• _Written problem_
Gather each line of the records where "that" appears.
==== Dataset excerpts
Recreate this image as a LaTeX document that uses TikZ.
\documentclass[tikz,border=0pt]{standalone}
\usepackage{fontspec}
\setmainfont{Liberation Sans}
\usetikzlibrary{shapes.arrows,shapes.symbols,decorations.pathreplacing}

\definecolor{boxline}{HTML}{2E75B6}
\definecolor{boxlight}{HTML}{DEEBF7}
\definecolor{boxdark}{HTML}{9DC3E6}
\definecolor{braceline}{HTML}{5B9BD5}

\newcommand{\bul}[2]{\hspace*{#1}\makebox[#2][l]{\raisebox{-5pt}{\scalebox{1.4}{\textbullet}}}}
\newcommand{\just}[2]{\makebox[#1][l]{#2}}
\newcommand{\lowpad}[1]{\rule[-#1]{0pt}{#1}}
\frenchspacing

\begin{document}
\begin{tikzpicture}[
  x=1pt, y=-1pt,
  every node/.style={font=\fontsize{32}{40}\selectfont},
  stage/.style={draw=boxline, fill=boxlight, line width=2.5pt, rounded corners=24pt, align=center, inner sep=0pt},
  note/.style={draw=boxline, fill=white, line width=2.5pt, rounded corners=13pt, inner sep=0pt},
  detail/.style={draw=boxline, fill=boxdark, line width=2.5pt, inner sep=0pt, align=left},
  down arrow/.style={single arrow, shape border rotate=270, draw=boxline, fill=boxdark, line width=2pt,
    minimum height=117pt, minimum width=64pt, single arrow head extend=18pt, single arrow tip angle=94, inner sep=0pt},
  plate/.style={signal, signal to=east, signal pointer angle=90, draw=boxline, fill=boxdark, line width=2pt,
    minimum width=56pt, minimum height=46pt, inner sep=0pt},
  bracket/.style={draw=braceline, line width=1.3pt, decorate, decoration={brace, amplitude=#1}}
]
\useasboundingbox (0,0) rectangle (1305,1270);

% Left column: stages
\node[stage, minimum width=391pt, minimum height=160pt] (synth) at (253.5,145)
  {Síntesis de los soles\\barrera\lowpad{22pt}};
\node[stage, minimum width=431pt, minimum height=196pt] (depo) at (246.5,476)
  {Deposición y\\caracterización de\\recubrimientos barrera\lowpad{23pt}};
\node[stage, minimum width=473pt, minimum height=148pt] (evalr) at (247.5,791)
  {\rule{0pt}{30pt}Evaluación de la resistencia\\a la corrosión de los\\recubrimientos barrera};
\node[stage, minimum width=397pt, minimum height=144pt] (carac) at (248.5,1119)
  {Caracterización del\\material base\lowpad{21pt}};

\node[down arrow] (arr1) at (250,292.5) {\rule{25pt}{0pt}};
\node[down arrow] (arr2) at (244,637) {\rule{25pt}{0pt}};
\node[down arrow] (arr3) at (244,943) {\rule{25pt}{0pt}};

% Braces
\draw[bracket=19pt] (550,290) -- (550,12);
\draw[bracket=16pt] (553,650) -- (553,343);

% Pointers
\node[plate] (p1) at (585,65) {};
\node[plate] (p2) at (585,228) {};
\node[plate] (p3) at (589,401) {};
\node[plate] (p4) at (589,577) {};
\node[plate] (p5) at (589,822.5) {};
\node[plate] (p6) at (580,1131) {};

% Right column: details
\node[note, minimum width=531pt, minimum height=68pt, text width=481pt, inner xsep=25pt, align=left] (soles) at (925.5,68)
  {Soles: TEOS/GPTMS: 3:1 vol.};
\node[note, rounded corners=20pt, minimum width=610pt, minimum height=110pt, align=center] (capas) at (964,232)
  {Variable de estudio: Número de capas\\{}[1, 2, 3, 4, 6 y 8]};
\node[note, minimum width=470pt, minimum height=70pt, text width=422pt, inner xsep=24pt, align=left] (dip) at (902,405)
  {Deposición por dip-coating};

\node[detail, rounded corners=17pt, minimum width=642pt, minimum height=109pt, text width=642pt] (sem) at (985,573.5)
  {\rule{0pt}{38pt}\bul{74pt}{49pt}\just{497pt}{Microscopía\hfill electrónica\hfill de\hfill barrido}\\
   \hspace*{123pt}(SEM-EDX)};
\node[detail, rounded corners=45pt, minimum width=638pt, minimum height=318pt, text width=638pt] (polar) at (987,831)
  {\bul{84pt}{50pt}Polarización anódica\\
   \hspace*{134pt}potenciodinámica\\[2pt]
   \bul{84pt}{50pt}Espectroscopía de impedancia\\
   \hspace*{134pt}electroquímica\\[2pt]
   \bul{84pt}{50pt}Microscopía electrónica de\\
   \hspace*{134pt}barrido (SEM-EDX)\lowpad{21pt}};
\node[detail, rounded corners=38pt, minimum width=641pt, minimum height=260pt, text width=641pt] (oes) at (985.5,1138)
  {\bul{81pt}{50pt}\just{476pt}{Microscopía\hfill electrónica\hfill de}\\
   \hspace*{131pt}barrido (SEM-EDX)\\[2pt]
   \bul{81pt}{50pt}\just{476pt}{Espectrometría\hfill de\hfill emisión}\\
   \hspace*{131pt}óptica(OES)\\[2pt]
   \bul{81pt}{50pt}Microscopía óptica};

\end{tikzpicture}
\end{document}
========
==== Dataset excerpts
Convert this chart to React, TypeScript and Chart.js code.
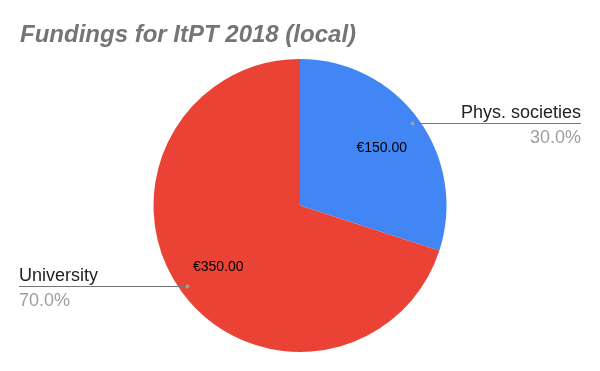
========
==== Dataset excerpts
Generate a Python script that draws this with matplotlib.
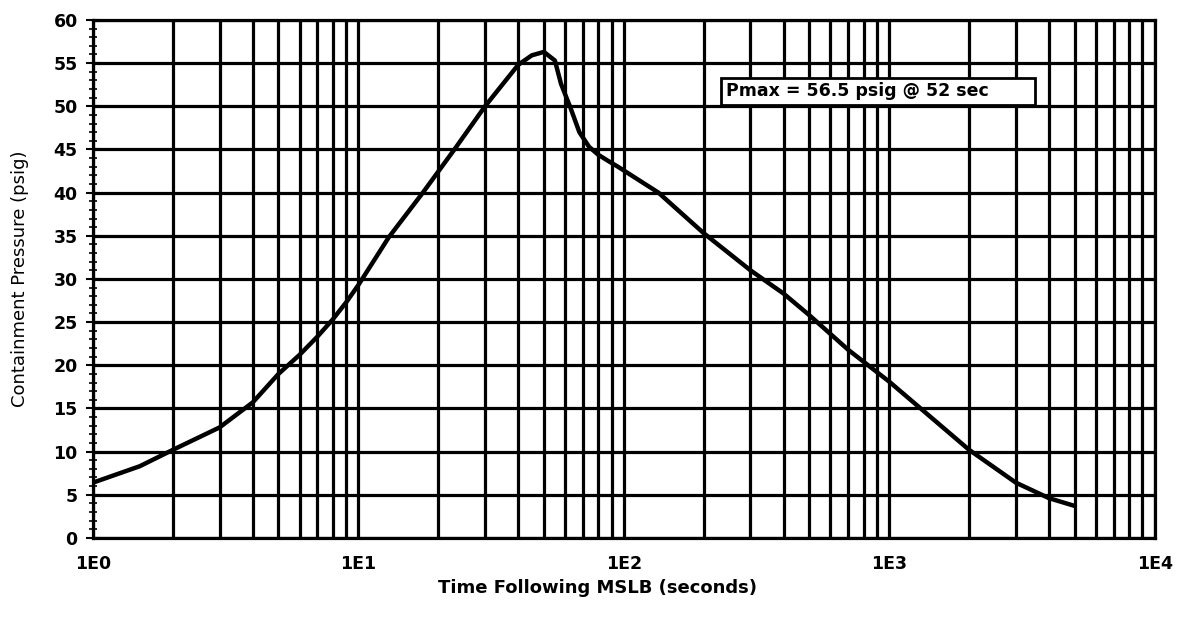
========
• _Final result_
Recreate this image as a LaTeX document that uses TikZ.
Generate a Python script that draws this with matplotlib.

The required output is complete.